* **WHAT TO DO**: In the data below, locate each line with the word "this" and list it.

* **INFORMATION SHOWN**:
* * * * * * * * *
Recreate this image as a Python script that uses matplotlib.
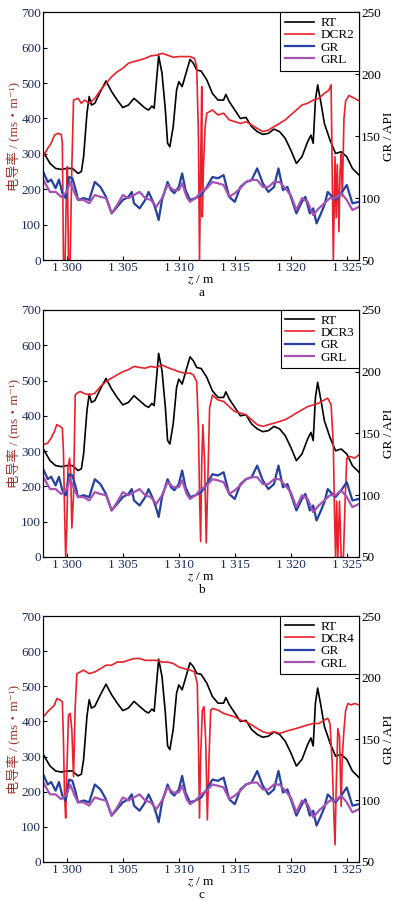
* * * * * * * * *
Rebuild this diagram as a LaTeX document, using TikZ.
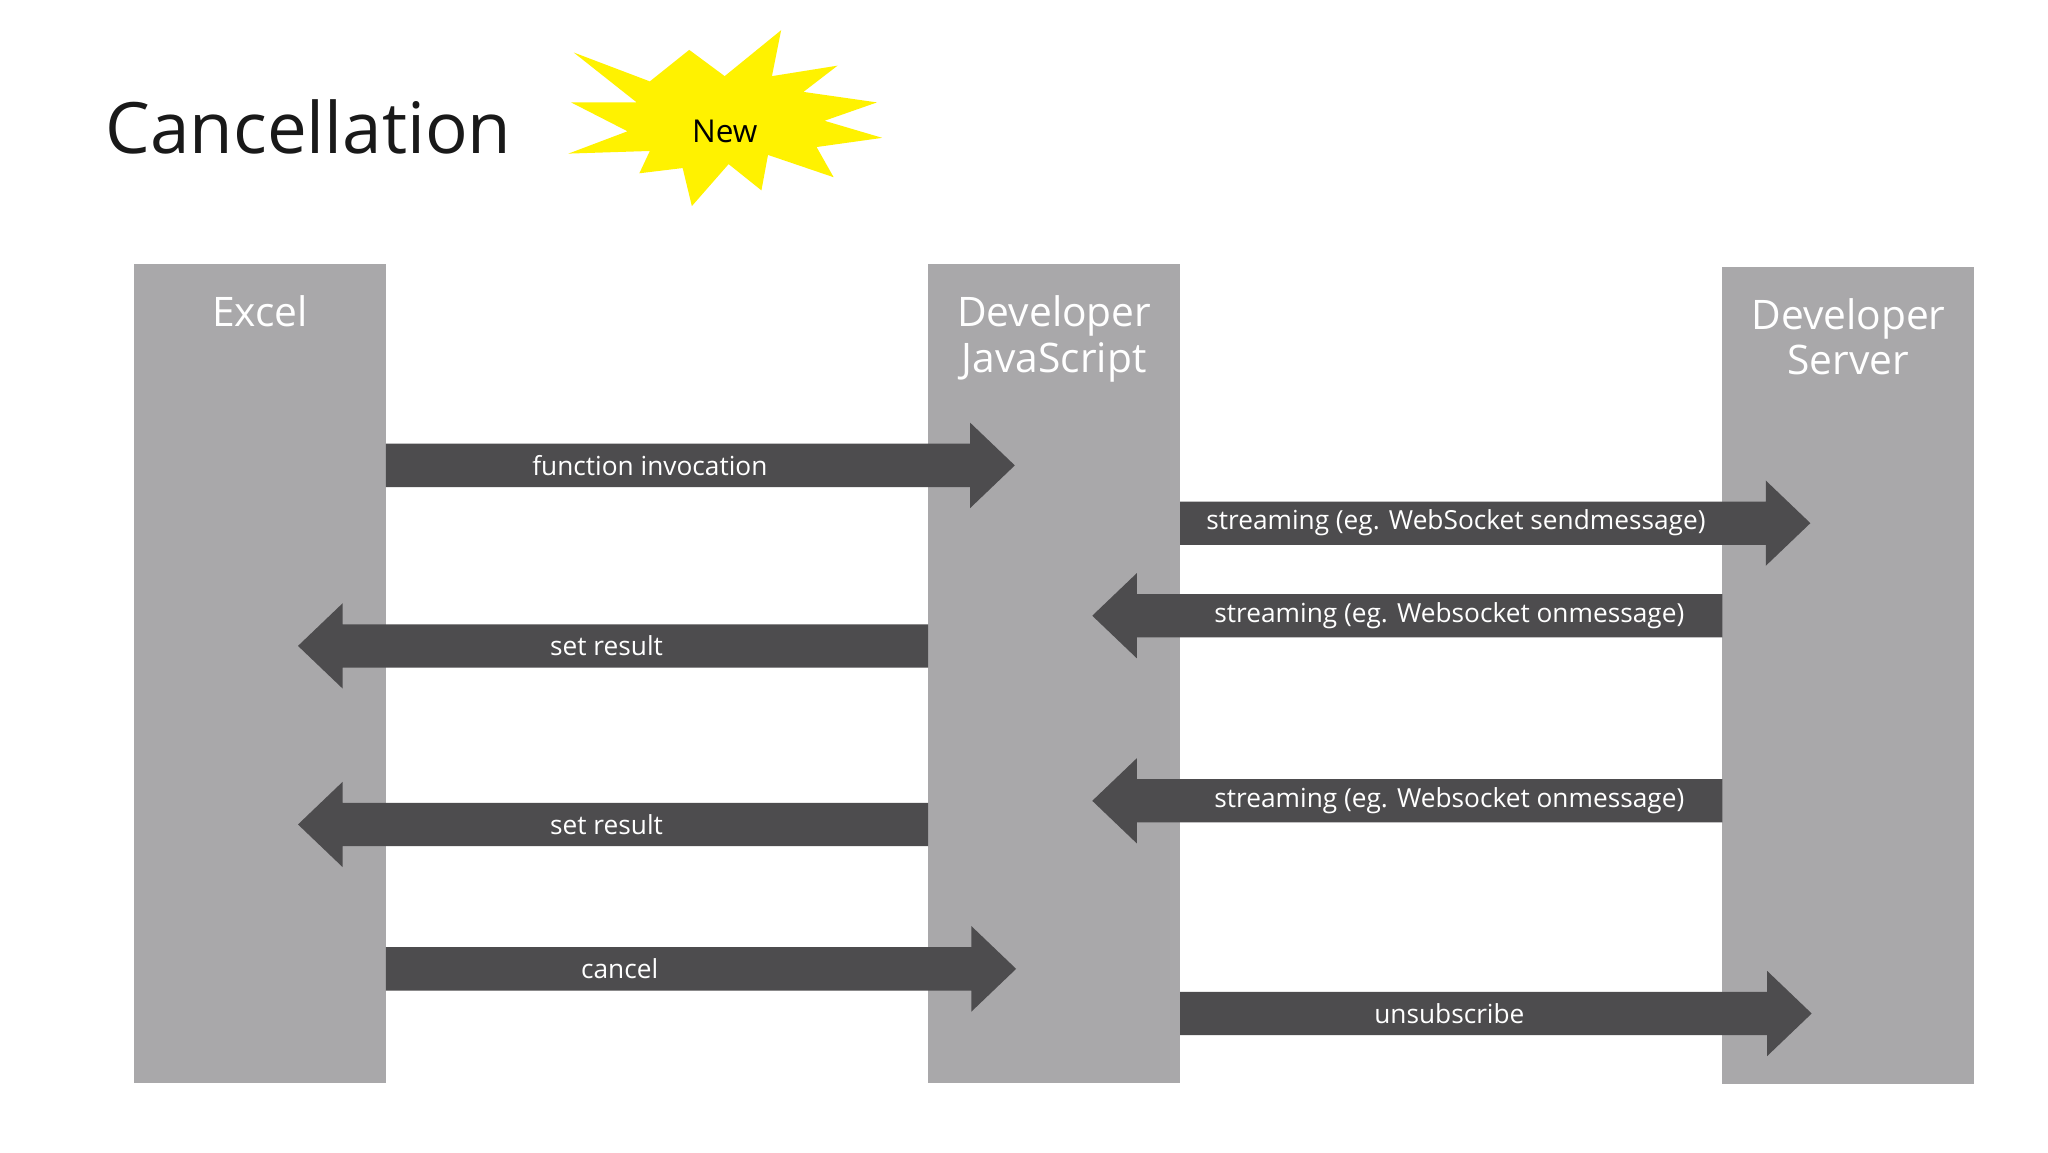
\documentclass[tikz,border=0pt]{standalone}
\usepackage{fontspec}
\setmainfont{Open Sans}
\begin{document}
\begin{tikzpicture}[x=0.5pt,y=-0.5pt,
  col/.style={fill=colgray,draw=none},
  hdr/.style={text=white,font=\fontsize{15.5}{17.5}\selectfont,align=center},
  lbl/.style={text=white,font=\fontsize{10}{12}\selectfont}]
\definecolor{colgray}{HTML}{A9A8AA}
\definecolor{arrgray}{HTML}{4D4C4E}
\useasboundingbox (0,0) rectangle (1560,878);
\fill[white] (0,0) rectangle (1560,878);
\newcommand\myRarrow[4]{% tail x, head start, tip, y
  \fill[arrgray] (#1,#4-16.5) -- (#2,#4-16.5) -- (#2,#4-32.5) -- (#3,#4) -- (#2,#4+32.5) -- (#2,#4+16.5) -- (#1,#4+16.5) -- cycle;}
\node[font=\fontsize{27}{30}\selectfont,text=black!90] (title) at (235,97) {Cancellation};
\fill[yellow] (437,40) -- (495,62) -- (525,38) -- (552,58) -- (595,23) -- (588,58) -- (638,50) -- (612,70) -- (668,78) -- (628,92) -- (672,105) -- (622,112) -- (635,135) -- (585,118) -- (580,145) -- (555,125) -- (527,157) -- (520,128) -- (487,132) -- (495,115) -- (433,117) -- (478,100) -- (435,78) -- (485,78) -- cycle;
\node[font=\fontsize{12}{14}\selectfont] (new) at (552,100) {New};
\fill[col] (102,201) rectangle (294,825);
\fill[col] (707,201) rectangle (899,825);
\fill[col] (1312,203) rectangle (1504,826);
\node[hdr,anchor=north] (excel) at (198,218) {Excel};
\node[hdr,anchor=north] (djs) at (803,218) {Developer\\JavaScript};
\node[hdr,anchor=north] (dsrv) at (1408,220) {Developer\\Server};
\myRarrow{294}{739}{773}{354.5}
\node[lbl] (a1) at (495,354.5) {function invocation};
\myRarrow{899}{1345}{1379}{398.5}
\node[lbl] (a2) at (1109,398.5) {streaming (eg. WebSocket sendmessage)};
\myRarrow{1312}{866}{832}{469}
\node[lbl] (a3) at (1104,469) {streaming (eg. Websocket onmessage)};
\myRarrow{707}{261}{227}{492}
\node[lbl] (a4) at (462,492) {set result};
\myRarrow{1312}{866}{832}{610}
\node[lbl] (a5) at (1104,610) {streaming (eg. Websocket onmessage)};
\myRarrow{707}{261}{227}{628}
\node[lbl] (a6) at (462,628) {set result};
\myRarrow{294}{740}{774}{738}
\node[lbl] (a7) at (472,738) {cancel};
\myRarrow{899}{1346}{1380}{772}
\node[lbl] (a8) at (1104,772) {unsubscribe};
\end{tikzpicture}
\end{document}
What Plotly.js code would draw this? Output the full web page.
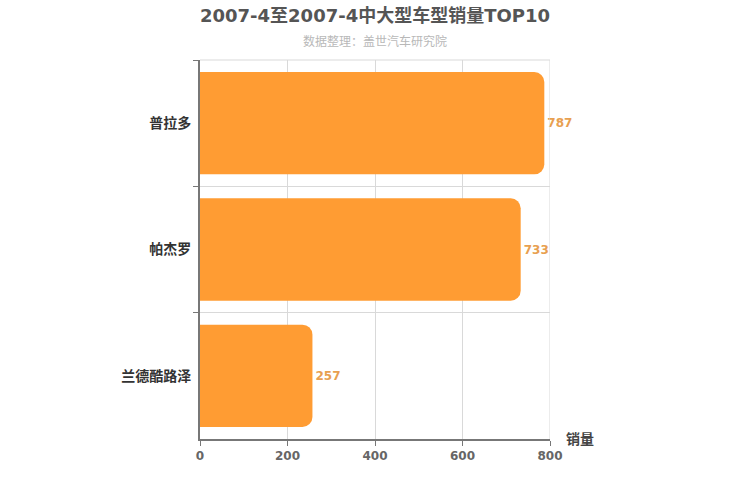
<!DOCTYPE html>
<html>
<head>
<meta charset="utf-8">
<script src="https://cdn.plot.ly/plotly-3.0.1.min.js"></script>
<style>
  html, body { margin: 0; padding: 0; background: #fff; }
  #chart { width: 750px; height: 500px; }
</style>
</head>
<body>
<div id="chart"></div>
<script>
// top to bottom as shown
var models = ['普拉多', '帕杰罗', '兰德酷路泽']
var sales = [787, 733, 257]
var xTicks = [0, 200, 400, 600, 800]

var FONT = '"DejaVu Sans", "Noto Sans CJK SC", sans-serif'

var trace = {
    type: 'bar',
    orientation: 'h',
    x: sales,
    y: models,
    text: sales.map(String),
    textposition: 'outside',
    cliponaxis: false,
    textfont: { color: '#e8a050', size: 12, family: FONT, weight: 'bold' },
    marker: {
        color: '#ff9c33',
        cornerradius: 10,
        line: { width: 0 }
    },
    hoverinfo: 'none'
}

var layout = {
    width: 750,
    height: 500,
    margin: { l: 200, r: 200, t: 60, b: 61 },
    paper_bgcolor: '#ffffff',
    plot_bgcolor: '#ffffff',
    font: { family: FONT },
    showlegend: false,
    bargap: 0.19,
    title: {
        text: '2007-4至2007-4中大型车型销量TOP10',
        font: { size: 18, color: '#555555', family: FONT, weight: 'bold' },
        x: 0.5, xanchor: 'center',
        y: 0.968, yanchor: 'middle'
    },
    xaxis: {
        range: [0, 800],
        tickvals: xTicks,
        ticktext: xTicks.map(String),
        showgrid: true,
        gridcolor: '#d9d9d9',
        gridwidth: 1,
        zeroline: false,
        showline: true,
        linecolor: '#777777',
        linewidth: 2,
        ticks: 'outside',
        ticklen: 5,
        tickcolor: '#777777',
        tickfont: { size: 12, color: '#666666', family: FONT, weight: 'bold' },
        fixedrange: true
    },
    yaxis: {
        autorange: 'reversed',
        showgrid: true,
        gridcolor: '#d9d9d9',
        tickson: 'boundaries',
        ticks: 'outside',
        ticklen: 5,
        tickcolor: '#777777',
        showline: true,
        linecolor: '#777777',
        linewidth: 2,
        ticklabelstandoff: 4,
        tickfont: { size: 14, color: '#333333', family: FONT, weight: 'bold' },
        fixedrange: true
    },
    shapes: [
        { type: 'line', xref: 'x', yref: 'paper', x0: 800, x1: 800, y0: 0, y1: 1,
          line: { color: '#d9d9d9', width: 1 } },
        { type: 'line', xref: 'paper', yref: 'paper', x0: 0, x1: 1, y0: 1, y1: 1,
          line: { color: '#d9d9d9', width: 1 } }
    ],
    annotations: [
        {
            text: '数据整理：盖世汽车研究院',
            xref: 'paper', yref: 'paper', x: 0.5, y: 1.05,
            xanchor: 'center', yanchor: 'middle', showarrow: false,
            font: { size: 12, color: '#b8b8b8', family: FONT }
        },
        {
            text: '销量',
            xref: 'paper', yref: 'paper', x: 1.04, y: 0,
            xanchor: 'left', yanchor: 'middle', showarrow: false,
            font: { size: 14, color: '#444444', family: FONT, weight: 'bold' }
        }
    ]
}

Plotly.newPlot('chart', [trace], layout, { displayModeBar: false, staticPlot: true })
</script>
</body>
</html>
* * * * * * * * *
* **TASK OUTPUT**:
Recreate this image as a Python script that uses matplotlib.
Rebuild this diagram as a LaTeX document, using TikZ.
What Plotly.js code would draw this? Output the full web page.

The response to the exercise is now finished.